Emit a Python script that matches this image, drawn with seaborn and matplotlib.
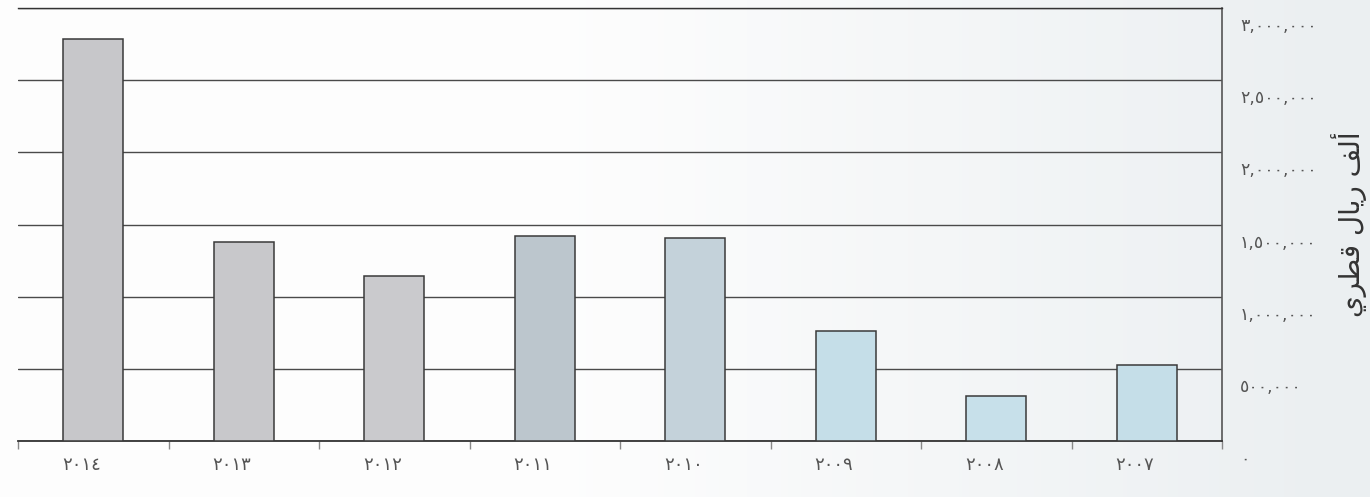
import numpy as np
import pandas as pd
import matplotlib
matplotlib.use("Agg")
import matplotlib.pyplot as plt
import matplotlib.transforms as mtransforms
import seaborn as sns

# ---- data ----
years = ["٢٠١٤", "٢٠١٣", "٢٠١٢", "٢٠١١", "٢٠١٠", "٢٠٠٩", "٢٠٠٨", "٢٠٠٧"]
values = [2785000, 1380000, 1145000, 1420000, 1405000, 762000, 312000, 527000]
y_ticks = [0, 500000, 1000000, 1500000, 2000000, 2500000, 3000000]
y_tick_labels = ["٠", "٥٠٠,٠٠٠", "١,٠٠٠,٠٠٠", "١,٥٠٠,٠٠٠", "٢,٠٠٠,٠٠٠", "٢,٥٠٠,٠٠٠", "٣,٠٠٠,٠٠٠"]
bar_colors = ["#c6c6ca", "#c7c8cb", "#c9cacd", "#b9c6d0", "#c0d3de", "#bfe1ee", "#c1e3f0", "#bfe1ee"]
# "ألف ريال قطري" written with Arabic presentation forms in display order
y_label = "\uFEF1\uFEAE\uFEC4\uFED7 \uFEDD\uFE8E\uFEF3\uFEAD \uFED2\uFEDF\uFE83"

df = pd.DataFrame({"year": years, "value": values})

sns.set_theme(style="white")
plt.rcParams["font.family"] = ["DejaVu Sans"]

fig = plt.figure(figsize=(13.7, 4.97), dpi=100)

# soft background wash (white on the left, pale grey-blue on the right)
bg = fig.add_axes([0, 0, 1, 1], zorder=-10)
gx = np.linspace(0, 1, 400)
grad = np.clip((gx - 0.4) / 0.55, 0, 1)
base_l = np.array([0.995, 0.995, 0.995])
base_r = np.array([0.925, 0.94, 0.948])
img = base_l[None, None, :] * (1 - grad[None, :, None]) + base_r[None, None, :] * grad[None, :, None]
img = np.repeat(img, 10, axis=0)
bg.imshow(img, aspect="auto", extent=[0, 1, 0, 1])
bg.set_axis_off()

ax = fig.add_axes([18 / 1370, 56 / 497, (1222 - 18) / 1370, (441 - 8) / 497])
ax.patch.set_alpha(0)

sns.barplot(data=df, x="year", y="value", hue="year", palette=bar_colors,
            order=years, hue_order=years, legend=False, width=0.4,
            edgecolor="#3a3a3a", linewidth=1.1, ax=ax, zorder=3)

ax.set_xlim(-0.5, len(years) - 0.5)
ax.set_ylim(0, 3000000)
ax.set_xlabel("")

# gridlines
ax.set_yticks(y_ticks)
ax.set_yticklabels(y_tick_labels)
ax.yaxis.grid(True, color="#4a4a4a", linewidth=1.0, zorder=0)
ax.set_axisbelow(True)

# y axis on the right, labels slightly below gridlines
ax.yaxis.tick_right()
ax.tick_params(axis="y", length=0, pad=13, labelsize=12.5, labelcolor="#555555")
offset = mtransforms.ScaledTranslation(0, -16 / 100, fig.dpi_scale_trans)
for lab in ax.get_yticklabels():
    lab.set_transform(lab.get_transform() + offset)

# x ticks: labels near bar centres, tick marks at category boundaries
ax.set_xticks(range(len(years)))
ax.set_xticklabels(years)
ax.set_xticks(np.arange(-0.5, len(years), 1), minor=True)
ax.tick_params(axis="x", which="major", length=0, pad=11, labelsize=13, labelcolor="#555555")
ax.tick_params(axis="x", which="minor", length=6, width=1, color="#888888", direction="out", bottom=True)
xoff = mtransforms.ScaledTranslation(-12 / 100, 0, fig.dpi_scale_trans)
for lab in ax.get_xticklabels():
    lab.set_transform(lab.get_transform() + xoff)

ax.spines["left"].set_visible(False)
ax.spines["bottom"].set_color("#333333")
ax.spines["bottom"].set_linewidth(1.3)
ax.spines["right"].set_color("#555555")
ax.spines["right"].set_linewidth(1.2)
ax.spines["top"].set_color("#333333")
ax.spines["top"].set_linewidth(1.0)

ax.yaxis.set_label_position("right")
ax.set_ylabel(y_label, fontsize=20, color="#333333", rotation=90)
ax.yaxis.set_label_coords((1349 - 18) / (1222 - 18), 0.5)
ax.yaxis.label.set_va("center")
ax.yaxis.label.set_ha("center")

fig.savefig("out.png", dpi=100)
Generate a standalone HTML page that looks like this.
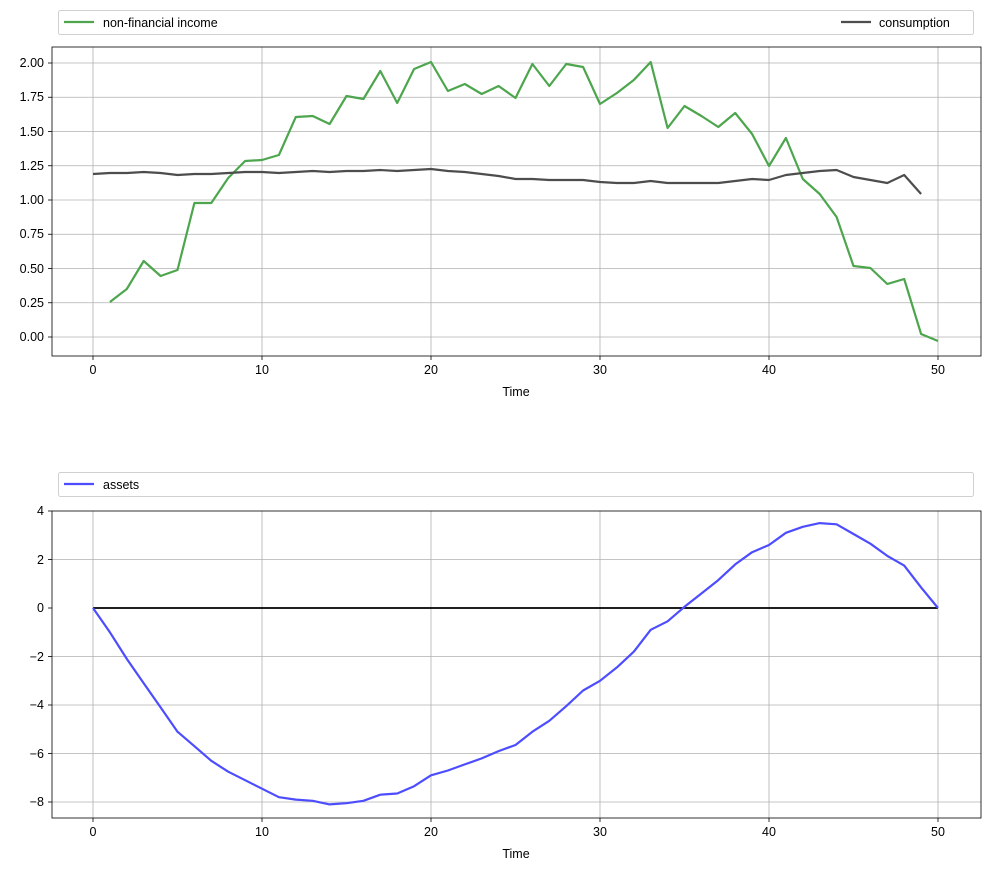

::::::

> **Work required**:
Each line of the material must be retyped exactly, except that images are omitted.

> **Written solution**:
Emit a Python script that matches this image, drawn with seaborn and matplotlib.
import numpy as np
import pandas as pd
import matplotlib
matplotlib.use("Agg")
import matplotlib.pyplot as plt
import matplotlib.transforms as mtransforms
import seaborn as sns

# ---- data ----
years = ["٢٠١٤", "٢٠١٣", "٢٠١٢", "٢٠١١", "٢٠١٠", "٢٠٠٩", "٢٠٠٨", "٢٠٠٧"]
values = [2785000, 1380000, 1145000, 1420000, 1405000, 762000, 312000, 527000]
y_ticks = [0, 500000, 1000000, 1500000, 2000000, 2500000, 3000000]
y_tick_labels = ["٠", "٥٠٠,٠٠٠", "١,٠٠٠,٠٠٠", "١,٥٠٠,٠٠٠", "٢,٠٠٠,٠٠٠", "٢,٥٠٠,٠٠٠", "٣,٠٠٠,٠٠٠"]
bar_colors = ["#c6c6ca", "#c7c8cb", "#c9cacd", "#b9c6d0", "#c0d3de", "#bfe1ee", "#c1e3f0", "#bfe1ee"]
# "ألف ريال قطري" written with Arabic presentation forms in display order
y_label = "\uFEF1\uFEAE\uFEC4\uFED7 \uFEDD\uFE8E\uFEF3\uFEAD \uFED2\uFEDF\uFE83"

df = pd.DataFrame({"year": years, "value": values})

sns.set_theme(style="white")
plt.rcParams["font.family"] = ["DejaVu Sans"]

fig = plt.figure(figsize=(13.7, 4.97), dpi=100)

# soft background wash (white on the left, pale grey-blue on the right)
bg = fig.add_axes([0, 0, 1, 1], zorder=-10)
gx = np.linspace(0, 1, 400)
grad = np.clip((gx - 0.4) / 0.55, 0, 1)
base_l = np.array([0.995, 0.995, 0.995])
base_r = np.array([0.925, 0.94, 0.948])
img = base_l[None, None, :] * (1 - grad[None, :, None]) + base_r[None, None, :] * grad[None, :, None]
img = np.repeat(img, 10, axis=0)
bg.imshow(img, aspect="auto", extent=[0, 1, 0, 1])
bg.set_axis_off()

ax = fig.add_axes([18 / 1370, 56 / 497, (1222 - 18) / 1370, (441 - 8) / 497])
ax.patch.set_alpha(0)

sns.barplot(data=df, x="year", y="value", hue="year", palette=bar_colors,
            order=years, hue_order=years, legend=False, width=0.4,
            edgecolor="#3a3a3a", linewidth=1.1, ax=ax, zorder=3)

ax.set_xlim(-0.5, len(years) - 0.5)
ax.set_ylim(0, 3000000)
ax.set_xlabel("")

# gridlines
ax.set_yticks(y_ticks)
ax.set_yticklabels(y_tick_labels)
ax.yaxis.grid(True, color="#4a4a4a", linewidth=1.0, zorder=0)
ax.set_axisbelow(True)

# y axis on the right, labels slightly below gridlines
ax.yaxis.tick_right()
ax.tick_params(axis="y", length=0, pad=13, labelsize=12.5, labelcolor="#555555")
offset = mtransforms.ScaledTranslation(0, -16 / 100, fig.dpi_scale_trans)
for lab in ax.get_yticklabels():
    lab.set_transform(lab.get_transform() + offset)

# x ticks: labels near bar centres, tick marks at category boundaries
ax.set_xticks(range(len(years)))
ax.set_xticklabels(years)
ax.set_xticks(np.arange(-0.5, len(years), 1), minor=True)
ax.tick_params(axis="x", which="major", length=0, pad=11, labelsize=13, labelcolor="#555555")
ax.tick_params(axis="x", which="minor", length=6, width=1, color="#888888", direction="out", bottom=True)
xoff = mtransforms.ScaledTranslation(-12 / 100, 0, fig.dpi_scale_trans)
for lab in ax.get_xticklabels():
    lab.set_transform(lab.get_transform() + xoff)

ax.spines["left"].set_visible(False)
ax.spines["bottom"].set_color("#333333")
ax.spines["bottom"].set_linewidth(1.3)
ax.spines["right"].set_color("#555555")
ax.spines["right"].set_linewidth(1.2)
ax.spines["top"].set_color("#333333")
ax.spines["top"].set_linewidth(1.0)

ax.yaxis.set_label_position("right")
ax.set_ylabel(y_label, fontsize=20, color="#333333", rotation=90)
ax.yaxis.set_label_coords((1349 - 18) / (1222 - 18), 0.5)
ax.yaxis.label.set_va("center")
ax.yaxis.label.set_ha("center")

fig.savefig("out.png", dpi=100)
Generate a standalone HTML page that looks like this.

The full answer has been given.